Своеобразие «Бытия и времени» состоит в отстаивании такой историчности человеческого бытия, которая не определяется историей общества и не зависит от этой истории. Человек, утверждает Хайдеггер, историчен сам по себе, изначально и извечно, безотносительно к смене периодов и эпох общественного развития. Жизнь человека неотвратимо биографична; и как ни уникальны людские биографии, они имеют некоторую всеобщую, воспроизводящуюся смысло-временную структуру, которая и есть история в ее первичном, исходном, досоциальном значении. Крупнейший приверженец классического буржуазного историзма, Гегель представлял себе единичного индивида как персонажа во всемирно-исторической драме (еще точнее, в романе-эпопее, повествующей о героически-победоносной жизни абсолютного духа). Для Хайдеггера же драмой (трагико-драматической структурой) является жизнь каждого единичного индивида, независимо от того, вносит ли он какую-либо лепту во всемирно-историческое движение.
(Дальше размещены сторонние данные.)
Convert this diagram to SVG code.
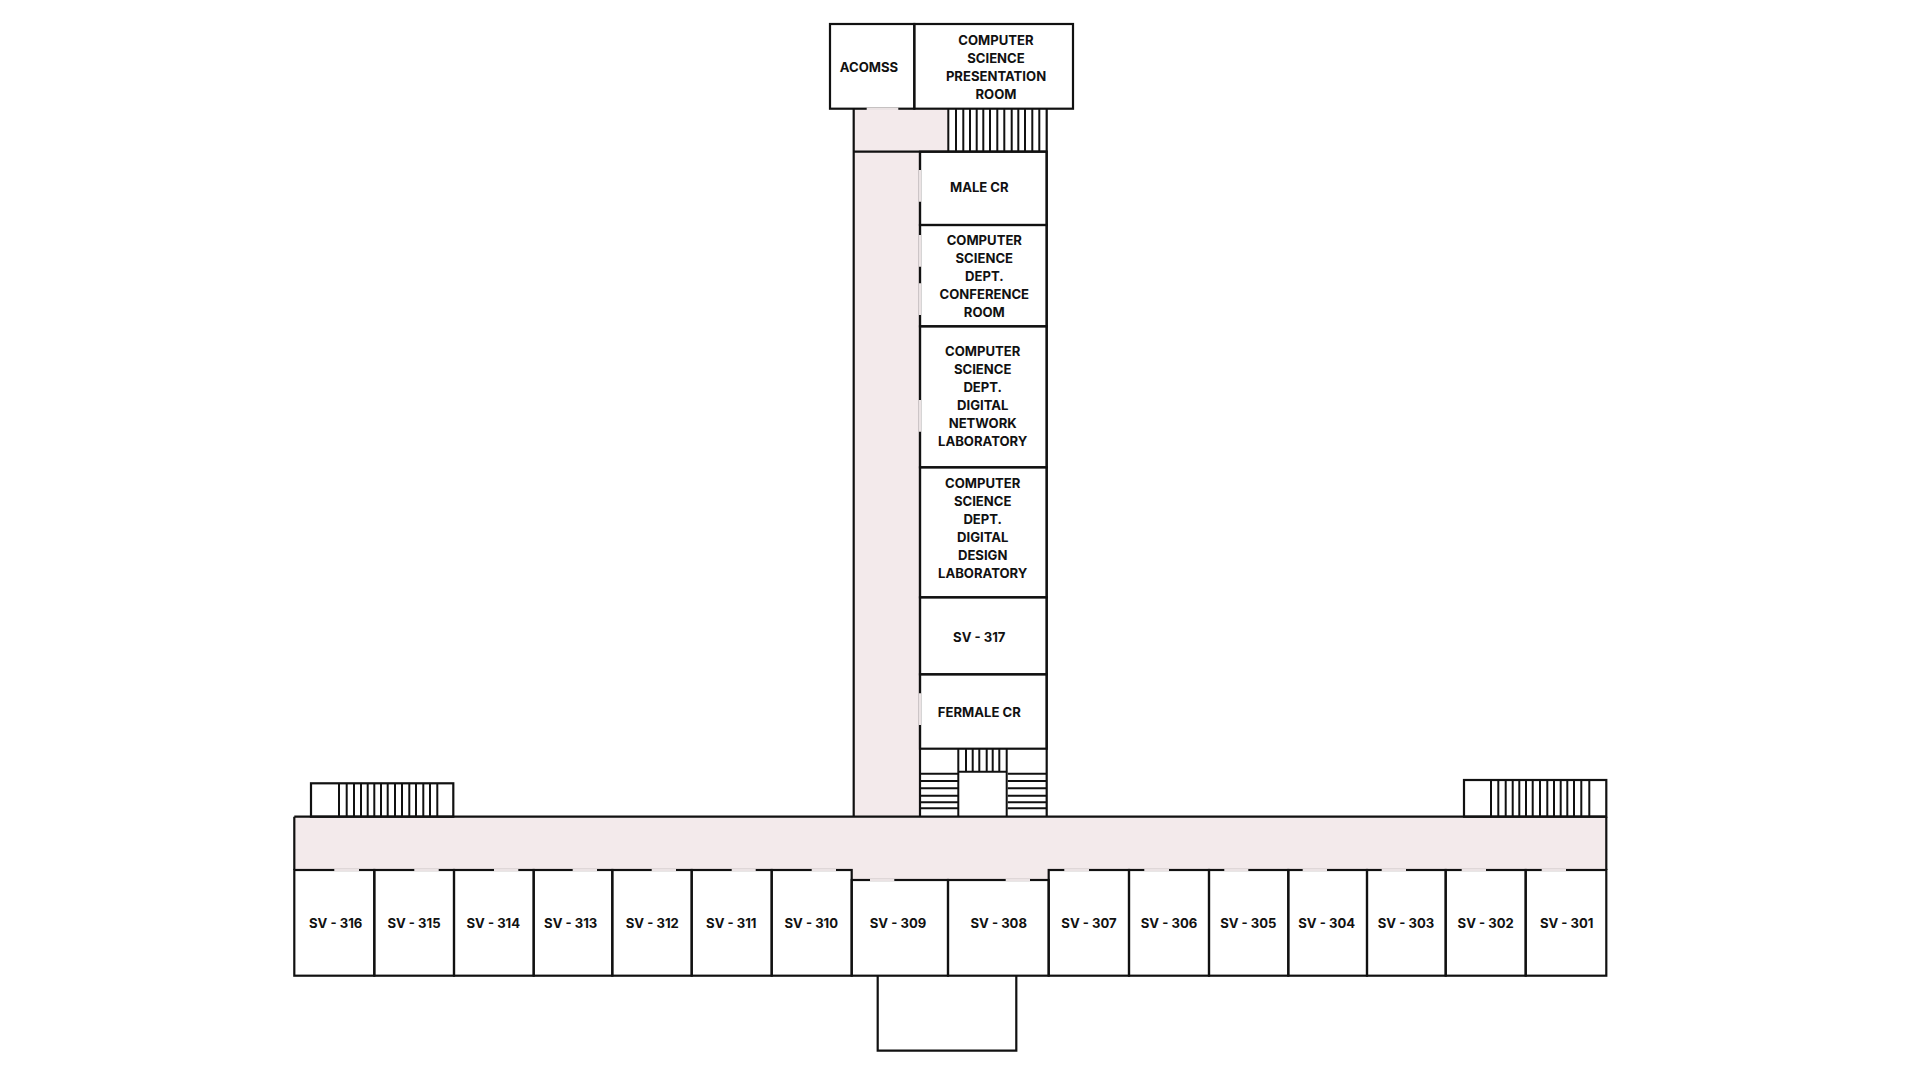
<svg xmlns="http://www.w3.org/2000/svg" width="1920" height="1080" viewBox="0 0 1920 1080">
<style>
.floor{fill:#f3eaeb;stroke:none}
.wall{fill:none;stroke:#111;stroke-width:2.2}
.thin{fill:none;stroke:#111;stroke-width:2}
.door{fill:none;stroke:#ebe3e4;stroke-width:2.4}
text{font-family:"Inter","Liberation Sans",sans-serif;font-size:13.1px;font-weight:700;fill:#111;text-anchor:middle}
</style>
<rect width="1920" height="1080" fill="#fff"/>
<g id="corridors">
<rect class="floor" x="853.7" y="108.7" width="94.6" height="43"/>
<rect class="floor" x="853.7" y="151.7" width="66.3" height="665"/>
<rect class="floor" x="294.3" y="816.7" width="1312" height="53.3"/>
<rect class="floor" x="851.7" y="870" width="197" height="10"/>
<path class="wall" d="M853.7 108.7V816.7M1046.7 108.7V816.7M853.7 151.7H1046.7M920 151.7V816.7M294.3 816.7H1606.3M294.3 816.7V870M1606.3 816.7V870"/>
</g>
<g id="acomss"><rect class="wall" x="830" y="24" width="84.3" height="84.7"/>
<text x="869" y="72.1">ACOMSS</text></g>
<g id="presentation-room"><rect class="wall" x="914.3" y="24" width="158.7" height="84.7"/>
<text x="996" y="45.1">COMPUTER</text><text x="996" y="63.1">SCIENCE</text><text x="996" y="81.1">PRESENTATION</text><text x="996" y="99.1">ROOM</text></g>
<g id="stairs-top"><path class="thin" d="M948.3 108.7V151.7M956 108.7V151.7M963.3 108.7V151.7M970 108.7V151.7M976.7 108.7V151.7M983.3 108.7V151.7M990 108.7V151.7M997.3 108.7V151.7M1004.3 108.7V151.7M1011.7 108.7V151.7M1018.3 108.7V151.7M1025 108.7V151.7M1032.3 108.7V151.7M1039.3 108.7V151.7"/></g>
<g id="male-cr"><rect class="wall" x="920" y="151.7" width="126.7" height="73.3"/>
<text x="979.3" y="192">MALE CR</text></g>
<g id="conference-room"><rect class="wall" x="920" y="225" width="126.7" height="101.3"/>
<text x="984.3" y="245.1">COMPUTER</text><text x="984.3" y="263.1">SCIENCE</text><text x="984.3" y="281.1">DEPT.</text><text x="984.3" y="299.1">CONFERENCE</text><text x="984.3" y="317.1">ROOM</text></g>
<g id="digital-network-lab"><rect class="wall" x="920" y="326.3" width="126.7" height="141"/>
<text x="982.7" y="356.1">COMPUTER</text><text x="982.7" y="374.1">SCIENCE</text><text x="982.7" y="392.1">DEPT.</text><text x="982.7" y="410.1">DIGITAL</text><text x="982.7" y="428.1">NETWORK</text><text x="982.7" y="446.1">LABORATORY</text></g>
<g id="digital-design-lab"><rect class="wall" x="920" y="467.3" width="126.7" height="130"/>
<text x="982.7" y="488.1">COMPUTER</text><text x="982.7" y="506.1">SCIENCE</text><text x="982.7" y="524.1">DEPT.</text><text x="982.7" y="542.1">DIGITAL</text><text x="982.7" y="560.1">DESIGN</text><text x="982.7" y="578.1">LABORATORY</text></g>
<g id="sv-317"><rect class="wall" x="920" y="597.3" width="126.7" height="77"/>
<text x="979.3" y="642.1">SV - 317</text></g>
<g id="female-cr"><rect class="wall" x="920" y="674.3" width="126.7" height="74.4"/>
<text x="979.3" y="717.1">FERMALE CR</text></g>
<g id="stairs-center"><path class="thin" d="M958.3 748.7V816.7M1006.7 748.7V816.7M958.3 771.7H1006.7M966 748.7V771.7M972.7 748.7V771.7M979.3 748.7V771.7M986.7 748.7V771.7M992.7 748.7V771.7M999.3 748.7V771.7"/>
<path class="thin" d="M920 773.7H958.3M920 781H958.3M920 788.3H958.3M920 795.7H958.3M920 802.3H958.3M920 808.3H958.3M1007.7 773.7H1046.7M1007.7 781H1046.7M1007.7 788.3H1046.7M1007.7 795.7H1046.7M1007.7 802.3H1046.7M1007.7 808.3H1046.7"/></g>
<g id="stairs-left"><rect class="wall" x="311" y="783.3" width="142.3" height="33.4"/>
<path class="thin" d="M339 783.3V816.7M346.7 783.3V816.7M354 783.3V816.7M361 783.3V816.7M367.7 783.3V816.7M374.3 783.3V816.7M381 783.3V816.7M387.7 783.3V816.7M395 783.3V816.7M402 783.3V816.7M409.3 783.3V816.7M416 783.3V816.7M423.3 783.3V816.7M430 783.3V816.7M437.3 783.3V816.7"/></g>
<g id="stairs-right"><rect class="wall" x="1464" y="780" width="142.3" height="36.7"/>
<path class="thin" d="M1491 780V816.7M1498.3 780V816.7M1505.7 780V816.7M1512.7 780V816.7M1519.3 780V816.7M1526 780V816.7M1532.7 780V816.7M1540 780V816.7M1547.3 780V816.7M1554 780V816.7M1560.7 780V816.7M1567.3 780V816.7M1574 780V816.7M1581.3 780V816.7M1589.3 780V816.7"/></g>
<g id="sv-316"><rect class="wall" x="294.3" y="870" width="80" height="105.7"/><text x="335.7" y="928.1">SV - 316</text></g>
<g id="sv-315"><rect class="wall" x="374.3" y="870" width="79.7" height="105.7"/><text x="414" y="928.1">SV - 315</text></g>
<g id="sv-314"><rect class="wall" x="454" y="870" width="79.7" height="105.7"/><text x="493.3" y="928.1">SV - 314</text></g>
<g id="sv-313"><rect class="wall" x="533.7" y="870" width="78.6" height="105.7"/><text x="570.7" y="928.1">SV - 313</text></g>
<g id="sv-312"><rect class="wall" x="612.3" y="870" width="79.4" height="105.7"/><text x="652.3" y="928.1">SV - 312</text></g>
<g id="sv-311"><rect class="wall" x="691.7" y="870" width="80" height="105.7"/><text x="731.3" y="928.1">SV - 311</text></g>
<g id="sv-310"><rect class="wall" x="771.7" y="870" width="80" height="105.7"/><text x="811.3" y="928.1">SV - 310</text></g>
<g id="sv-309"><rect class="wall" x="851.7" y="880" width="96.3" height="95.7"/><text x="898" y="928.1">SV - 309</text></g>
<g id="sv-308"><rect class="wall" x="948" y="880" width="100.7" height="95.7"/><text x="998.7" y="928.1">SV - 308</text></g>
<g id="sv-307"><rect class="wall" x="1048.7" y="870" width="80.3" height="105.7"/><text x="1089" y="928.1">SV - 307</text></g>
<g id="sv-306"><rect class="wall" x="1129" y="870" width="80" height="105.7"/><text x="1169" y="928.1">SV - 306</text></g>
<g id="sv-305"><rect class="wall" x="1209" y="870" width="79.3" height="105.7"/><text x="1248.3" y="928.1">SV - 305</text></g>
<g id="sv-304"><rect class="wall" x="1288.3" y="870" width="78.7" height="105.7"/><text x="1326.7" y="928.1">SV - 304</text></g>
<g id="sv-303"><rect class="wall" x="1367" y="870" width="78.7" height="105.7"/><text x="1406" y="928.1">SV - 303</text></g>
<g id="sv-302"><rect class="wall" x="1445.7" y="870" width="80" height="105.7"/><text x="1485.7" y="928.1">SV - 302</text></g>
<g id="sv-301"><rect class="wall" x="1525.7" y="870" width="80.6" height="105.7"/><text x="1566.7" y="928.1">SV - 301</text></g>
<g id="porch"><path class="wall" d="M877.7 975.7V1050.7H1016.3V975.7"/></g>
<g id="doors"><path class="door" d="M866.7 108.7H898.3M920 170V201.7M920 235V266.7M920 283.3V315M920 400V431.7M920 693.3V725M334.3 870H359M414.3 870H438.7M494 870H518.3M572.7 870H597M651.7 870H676M731.7 870H755.7M811.7 870H836M870 880H894.3M1005.7 880H1030M1064.3 870H1089M1144.3 870H1169M1224.3 870H1248.3M1302.7 870H1327M1381.7 870H1406M1461.7 870H1486M1541.7 870H1566"/></g>
</svg>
Сыграть эту драму, воплотить ее как бы от века предначертанный сюжет, свершить свою собственную историю, не выводимую ни из каких общественных тенденций, потребностей и коллизий, — такова, согласно Хайдеггеру, подлинная миссия всякого явившегося на свет человеческого индивида.
По своему содержанию собственная история Dasien неповторима, негенерализуема. Отстаивая этот тезис, Хайдеггер и немецкий экзистенциализм в целом, несомненно, выступают как продолжатели идеографического историзма баденской школы неокантианства. И в то же время по своей формальной структуре история эта одинакова для всех индивидуальных судеб. Выявление такого рода структуры, тождественно-единой формы историчности и есть непосредственная задача «Бытия и времени».
Какова же эта форма?
Человеческое существование, пишет Хайдеггер, имеет характер события; при этом в слове «событие» фиксируется /361/ его глубинный, этимологически выявляемый смысл. «Событие» может пониматься как «с-бытие», «сбывание» (еще определеннее это выражено в немецком Er-eignis, что буквально означает «о-собствливание» чего-либо, «обретение своего собственного содержания»).
Определяя человеческое существование как событие, а событие как сбывание, Хайдеггер сразу же добивается следующего любопытного результата.
«Событие» — это слово для обозначения простейшей исторической реальности («исторического факта», «исторического явления»): несобытийный процесс не может именоваться историей, не соответствует тому, что понимает под нею язык.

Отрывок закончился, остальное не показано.